Given exercise >> Find each line containing the string "that" and return it.

Information shown >>

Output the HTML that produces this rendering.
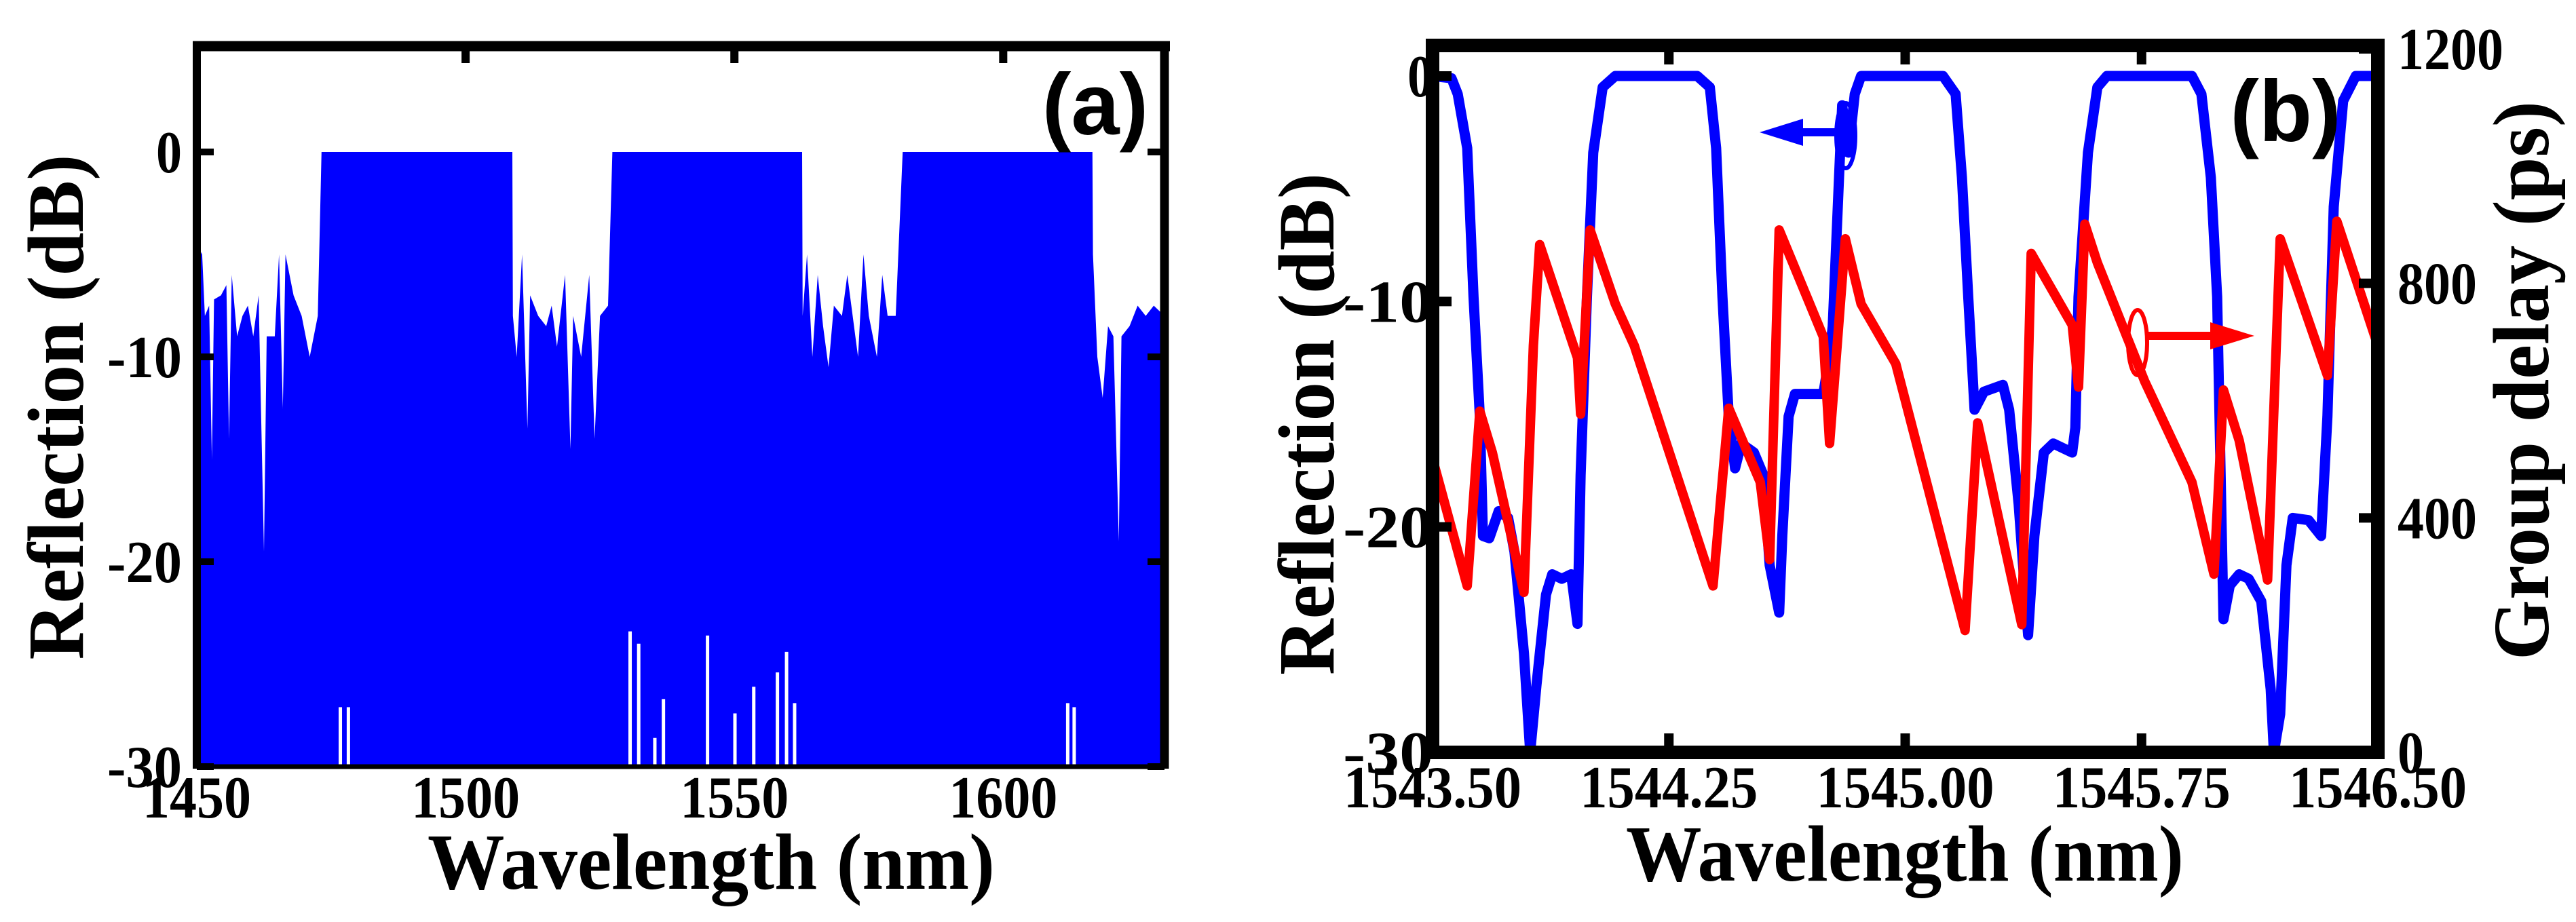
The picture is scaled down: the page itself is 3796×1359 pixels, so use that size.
<!DOCTYPE html>
<html><head><meta charset="utf-8"><style>
html,body{margin:0;padding:0;background:#fff;}
svg{display:block;}
text{font-family:"Liberation Serif",serif;font-weight:bold;fill:#000;}
.lab{font-family:"Liberation Sans",sans-serif;}
</style></head><body>
<svg id="fig" width="3796" height="1359" viewBox="0 0 3796 1359" xmlns="http://www.w3.org/2000/svg">
<g id="pa"></g>
<g id="pb"></g>
</svg>
<script>
// ---------- Panel (a) data ----------
const aTicksX = [1450, 1500, 1550, 1600];
const aTicksY = [0, -10, -20, -30];
const aSpecW = [1450,1451,1451.5,1452.3,1452.8,1453.2,1454.5,1455.5,1456,1456.5,1457.5,1458.5,1459.5,1460.5,1461.5,1462.5,1463,1464.5,1465.3,1466,1466.5,1468,1469.5,1471,1472.5,1473.2,1508.7,
 1508.8,1509.5,1510.5,1511.5,1512,1513.5,1515,1516,1517,1518.5,1519.5,1520,1521.5,1523,1524,1525,1526.5,1527.3,1562.6,
 1562.7,1563.5,1564.5,1565.5,1566.5,1567.5,1568.5,1570,1571,1572,1573,1574,1575,1576.5,1577.5,1578.5,1580,1581.3,1616.6,
 1616.7,1617.5,1618.5,1619.5,1620.5,1621.5,1622,1623.5,1625,1626.5,1628,1630];
const aSpecR = [-4.5,-5,-8,-7.5,-15,-7.2,-7,-6.5,-14,-6,-9,-8,-7.5,-9,-7,-19.5,-9,-9,-5,-12.5,-5,-7,-8,-10,-8,0,0,
 -8,-10,-5,-13.5,-7,-8,-8.5,-7.5,-9.5,-6,-14.5,-8,-10,-6,-14,-8,-7.5,0,0,
 -8,-5,-10,-6,-8.5,-10.5,-7.5,-8,-6,-8,-10,-5,-8,-10,-6,-8,-8,0,0,
 -5,-10,-12,-8.5,-9,-19,-9,-8.5,-7.5,-8,-7.5,-8];
const aGapW = [1476.7,1478.2,1530.6,1532.2,1535.2,1536.8,1545.0,1550.1,1553.6,1558.0,1559.7,1561.2,1612.0,1613.2];
const aGapTop = [-27.1,-27.1,-23.4,-24,-28.6,-26.7,-23.6,-27.4,-26.1,-25.4,-24.4,-26.9,-26.9,-27.1];

// ---------- Panel (b) data ----------
const bTicksX = [1543.50, 1544.25, 1545.00, 1545.75, 1546.50];
const bTickLabelsX = ["1543.50","1544.25","1545.00","1545.75","1546.50"];
const bTicksY = [0, -10, -20, -30];
const bTicksY2 = [0, 400, 800, 1200];
const reflW = [1543.50,1543.56,1543.58,1543.61,1543.63,1543.65,1543.66,1543.68,1543.71,1543.74,1543.76,1543.79,1543.81,1543.83,1543.86,1543.88,1543.91,1543.94,1543.96,1543.97,1543.99,1544.01,1544.04,1544.08,1544.34,1544.38,1544.40,1544.42,1544.44,1544.46,1544.48,1544.52,1544.55,1544.57,1544.60,1544.61,1544.63,1544.65,1544.74,1544.76,1544.77,1544.79,1544.80,1544.82,1544.84,1544.86,1545.12,1545.16,1545.18,1545.20,1545.22,1545.25,1545.31,1545.33,1545.36,1545.39,1545.41,1545.44,1545.47,1545.53,1545.54,1545.55,1545.58,1545.61,1545.64,1545.91,1545.94,1545.97,1545.99,1546.01,1546.03,1546.06,1546.09,1546.13,1546.16,1546.17,1546.19,1546.21,1546.23,1546.28,1546.32,1546.34,1546.36,1546.39,1546.43,1546.50];
const reflDB = [0,-0.1,-0.8,-3.2,-9.8,-15.1,-20.4,-20.5,-19.3,-19.6,-21.1,-25.6,-30,-27,-23,-22.1,-22.3,-22.1,-24.3,-17.7,-9.8,-3.4,-0.5,0,0,-0.5,-3.2,-9.8,-15.1,-17.4,-16.3,-16.7,-17.7,-21.7,-23.8,-20.4,-15.1,-14.1,-14.1,-12.4,-11.1,-4.5,-1.3,-3.4,-0.8,0,0,-0.8,-4.5,-9.8,-14.8,-14,-13.7,-14.8,-19,-24.8,-20.4,-16.7,-16.3,-16.7,-15.6,-9.8,-3.4,-0.5,0,0,-0.8,-4.5,-9.8,-24.1,-22.6,-22.1,-22.3,-23.3,-27.2,-30,-28.3,-21.7,-19.6,-19.7,-20.4,-15.1,-5.8,-1.1,0,0];
const delayW = [1543.50,1543.61,1543.65,1543.69,1543.79,1543.82,1543.84,1543.96,1543.97,1544.00,1544.08,1544.14,1544.39,1544.44,1544.54,1544.57,1544.60,1544.74,1544.76,1544.81,1544.86,1544.97,1545.19,1545.23,1545.37,1545.40,1545.53,1545.55,1545.57,1545.61,1545.76,1545.91,1545.98,1546.01,1546.06,1546.15,1546.19,1546.34,1546.37,1546.50];
const delayPS = [501,284,582,511,273,694,866,673,577,891,765,694,284,587,461,329,891,709,527,876,765,663,208,562,218,851,729,623,901,835,633,461,304,618,532,294,876,643,906,694];

const NS = "http://www.w3.org/2000/svg";
function mk(parent, tag, attrs, txt){ const e=document.createElementNS(NS,tag); for(const k in attrs) e.setAttribute(k,attrs[k]); if(txt!==undefined) e.textContent=txt; parent.appendChild(e); return e; }

// ---------- Panel (a) ----------
(function(){
 const g=document.getElementById('pa');
 const L=290,R=1716,T=68,B=1130;
 const xmin=1450,xmax=1630;
 const X=w=>L+(w-xmin)/(xmax-xmin)*(R-L);
 const Y=d=>224+(-d)*(B-224)/30;
 // fill
 let pts=`${X(aSpecW[0])},${B} `;
 for(let i=0;i<aSpecW.length;i++) pts+=`${X(aSpecW[i]).toFixed(1)},${Y(aSpecR[i]).toFixed(1)} `;
 pts+=`${X(aSpecW[aSpecW.length-1])},${B}`;
 const f=mk(g,'polygon',{points:pts,fill:'#0000ff'});
 
 
 for(let i=0;i<aGapW.length;i++){
  const l=mk(g,'line',{x1:X(aGapW[i]),x2:X(aGapW[i]),y1:B,y2:Y(aGapTop[i]),stroke:'#fff','stroke-width':5});
  
  
 }
 // frame
 const fr=mk(g,'g',{});
 
 
 mk(fr,'line',{x1:L-6,x2:R+8,y1:T,y2:T,stroke:'#000','stroke-width':15});
 mk(fr,'line',{x1:L,x2:L,y1:T,y2:B+3,stroke:'#000','stroke-width':12});
 mk(fr,'line',{x1:R,x2:R,y1:T,y2:B+3,stroke:'#000','stroke-width':13});
 mk(fr,'line',{x1:L,x2:R,y1:B,y2:B,stroke:'#000','stroke-width':7});
 aTicksX.forEach(v=>{
  mk(fr,'line',{x1:X(v),x2:X(v),y1:T,y2:T+25,stroke:'#000','stroke-width':12});
  const t=mk(g,'text',{x:X(v),y:1205,'text-anchor':'middle','font-size':88,textLength:160,lengthAdjust:'spacingAndGlyphs'},String(v));
  
  
 });
 aTicksY.forEach(v=>{
  mk(fr,'line',{x1:L,x2:L+25,y1:Y(v),y2:Y(v),stroke:'#000','stroke-width':10});
  mk(fr,'line',{x1:R-25,x2:R,y1:Y(v),y2:Y(v),stroke:'#000','stroke-width':10});
  const s=String(v);
  const t=mk(g,'text',{x:268,y:Y(v)+30,'text-anchor':'end','font-size':88,textLength:s.length===1?38:110,lengthAdjust:'spacingAndGlyphs'},s);
  
  
 });
 const xl=mk(g,'text',{x:1048,y:1310,'text-anchor':'middle','font-size':118,textLength:836,lengthAdjust:'spacingAndGlyphs'},'Wavelength (nm)');
 
 
 const yl=mk(g,'text',{x:0,y:0,'text-anchor':'middle','font-size':118,textLength:745,lengthAdjust:'spacingAndGlyphs',transform:'translate(122,600) rotate(-90)'},'Reflection (dB)');
 
 
 const pl=mk(g,'text',{x:1614,y:198,'text-anchor':'middle','font-size':128,class:'lab'},'(a)');
 
 
})();

// ---------- Panel (b) ----------
(function(){
 const g=document.getElementById('pb');
 const L=2111,R=3504,T=67,B=1109;
 const xmin=1543.5,xmax=1546.5;
 const X=w=>L+(w-xmin)/(xmax-xmin)*(R-L);
 const Y=d=>112+(-d)*(B-112)/30;
 const Y2=p=>B-p*(B-72)/1200;
 let p1='';
 for(let i=0;i<reflW.length;i++) p1+=`${X(reflW[i]).toFixed(1)},${Y(reflDB[i]).toFixed(1)} `;
 const bl=mk(g,'polyline',{points:p1,fill:'none',stroke:'#0000ff','stroke-width':15,'stroke-linejoin':'round'});
 
 
 let p2='';
 for(let i=0;i<delayW.length;i++) p2+=`${X(delayW[i]).toFixed(1)},${Y2(delayPS[i]).toFixed(1)} `;
 const rl=mk(g,'polyline',{points:p2,fill:'none',stroke:'#ff0000','stroke-width':14,'stroke-linejoin':'round'});
 
 
 // annotation arrows
 const a1=mk(g,'g',{});
 
 
 mk(a1,'ellipse',{cx:2720,cy:200,rx:14,ry:48,fill:'none',stroke:'#0000ff','stroke-width':6});
 mk(a1,'line',{x1:2710,x2:2640,y1:195,y2:195,stroke:'#0000ff','stroke-width':12});
 mk(a1,'polygon',{points:'2593,195 2657,175 2657,215',fill:'#0000ff'});
 const a2=mk(g,'g',{});
 
 
 mk(a2,'ellipse',{cx:3150,cy:505,rx:14,ry:48,fill:'none',stroke:'#ff0000','stroke-width':6});
 mk(a2,'line',{x1:3165,x2:3270,y1:495,y2:495,stroke:'#ff0000','stroke-width':12});
 mk(a2,'polygon',{points:'3322,495 3257,475 3257,515',fill:'#ff0000'});
 // frame
 const fr=mk(g,'g',{});
 
 
 mk(fr,'rect',{x:L,y:T,width:R-L,height:B-T,fill:'none',stroke:'#000','stroke-width':20});
 bTicksX.forEach((v,i)=>{
  mk(fr,'line',{x1:X(v),x2:X(v),y1:T,y2:T+28,stroke:'#000','stroke-width':14});
  mk(fr,'line',{x1:X(v),x2:X(v),y1:B-28,y2:B,stroke:'#000','stroke-width':14});
  const t=mk(g,'text',{x:X(v),y:1190,'text-anchor':'middle','font-size':88,textLength:262,lengthAdjust:'spacingAndGlyphs'},bTickLabelsX[i]);
  
  
 });
 bTicksY.forEach(v=>{
  mk(fr,'line',{x1:L,x2:L+28,y1:Y(v),y2:Y(v),stroke:'#000','stroke-width':14});
  const s=String(v);
  const t=mk(g,'text',{x:2112,y:Y(v)+30,'text-anchor':'end','font-size':88,textLength:s.length===1?38:133,lengthAdjust:'spacingAndGlyphs'},s);
  
  
 });
 bTicksY2.forEach(v=>{
  mk(fr,'line',{x1:R-28,x2:R,y1:Y2(v),y2:Y2(v),stroke:'#000','stroke-width':14});
  const s=String(v);
  const t=mk(g,'text',{x:3533,y:Y2(v)+30,'text-anchor':'start','font-size':88,textLength:s.length*39,lengthAdjust:'spacingAndGlyphs'},s);
  
  
 });
 const xl=mk(g,'text',{x:2807,y:1298,'text-anchor':'middle','font-size':118,textLength:822,lengthAdjust:'spacingAndGlyphs'},'Wavelength (nm)');
 
 
 const yl=mk(g,'text',{x:0,y:0,'text-anchor':'middle','font-size':118,textLength:740,lengthAdjust:'spacingAndGlyphs',transform:'translate(1965,625) rotate(-90)'},'Reflection (dB)');
 
 
 const yr=mk(g,'text',{x:0,y:0,'text-anchor':'middle','font-size':118,textLength:824,lengthAdjust:'spacingAndGlyphs',transform:'translate(3755,561) rotate(-90)'},'Group delay (ps)');
 
 
 const pl=mk(g,'text',{x:3368,y:208,'text-anchor':'middle','font-size':128,class:'lab'},'(b)');
 
 
})();
</script>
</body></html>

Expected answer >>
Output the HTML that produces this rendering.
The picture is scaled down: the page itself is 3796×1359 pixels, so use that size.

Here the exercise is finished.